Senator Bill Heffernan and Concetta Fierravanti-Wells were also on the renewal list and a question mark hung over Mr Abbott's parliamentary future at that point.
Add to that, the NSW redistribution had tipped half the voters in Macarthur into neighbouring Hume, setting up a flashpoint between Macarthur MP Russell Matheson and up-and-comer Angus Taylor in Hume, and a rumoured bid by the moderates to roll conservative Craig Kelly in Hughes.
One way or another, all factional standoffs had been settled by the close of preselections on Friday.
Mr Taylor and Senator Fierravanti-Wells were promoted out of danger by Turnbull - under a convention that ministers should be safe from challenge - and the dogs were called off in Hughes to keep the peace.
The big difference between Mr Ruddock's circumstances and Mrs Bishop's was the fundamental currency of politics: the numbers.
While Mrs Bishop has her branches locked in behind her, in Berowra, the forces behind Mr Ruddock's heir apparent, Julian Leeser, warned they had the votes to take him out if he stayed and fought.
In the end, Mr Ruddock accepted the created post of Australia's 'Special Envoy for Human Rights'.
That leaves Mackellar as the only full-blooded preselection battle among the safe seats in NSW.
According to factional powerbrokers, they are staying out of it.

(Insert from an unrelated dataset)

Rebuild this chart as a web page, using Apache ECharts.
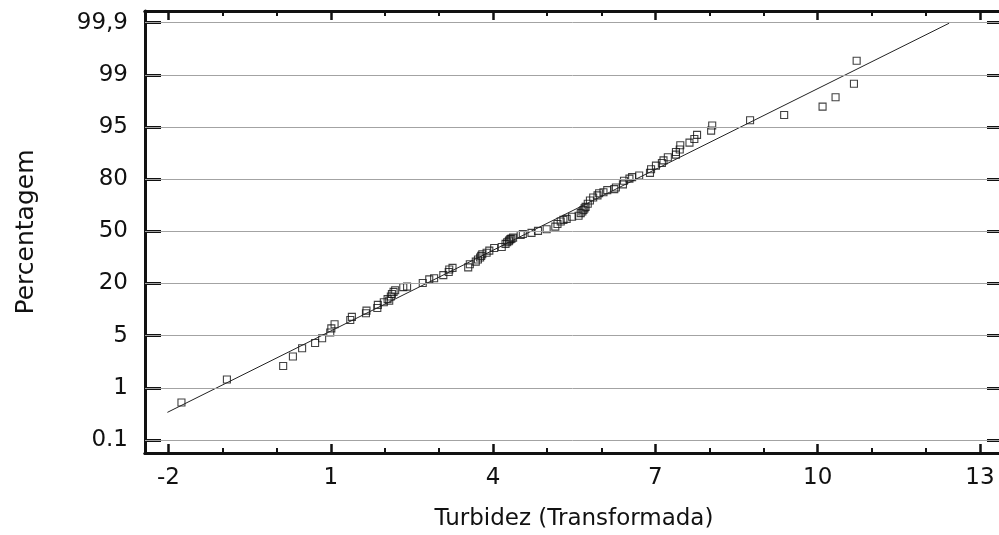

Mrs Bishop retains the backing of two key figures of the centre right faction, Assistant Minister to the Treasurer Alex Hawke and former Liberal state president and lobbyist Nick Campbell.
Despite her forgettable 2015, Mrs Bishop remains revered and not just for her two decades in Mackellar. During her time in the Senate, she worked tirelessly to break the stranglehold of the ALP over working class western Sydney.
She is credited with building much of the Liberal infrastructure, building branches and gaining the support of ethnic groups, that allowed Howard to win over the "battlers" of the outer suburbs in 1996.
The dominant left faction, which is in a mostly harmonious marriage with the centre right, has so far made no trouble in Mackellar. Besides, as one senior moderate put it "why start a fight you can't win?".
But on the ground, the challenge will take all of Mrs Bishop's long political experience to prevail.
One of Abbott's closest confidants, Walter Villatora, the former prime minister's Warringah campaign manager, will fly the flag for the hard right and hope to capitalise on any simmering resentment over Bishop's decision to betray Abbott when his leadership hung by a thread.
Jason Falinski, a member of the moderate faction, appears to have a level of support and will hope any factional truce breaks down before a vote.
Amanda Rawnsley, a senior adviser to NSW Family and Community Services Minister Brad Hazzard, former long-time northern beaches policeman David Walton, stockbroker Campbell Welsh, Street Mission founder Alan Clarke and local school teacher Vicky McGahey are expected to join the contest.
On Thursday, Bishop took another blow when long-time backer Alan Jones put his support behind a former Wallaby, Bill Calcraft, who he described as a "class act". "Let me say bluntly, there could be no better candidate," Jones wrote in a letter of recommendation to preselectors.
If she survives preselection, Bishop will likely get her wish: to retire on her own terms in 2019 with the stench of choppergate a distant memory.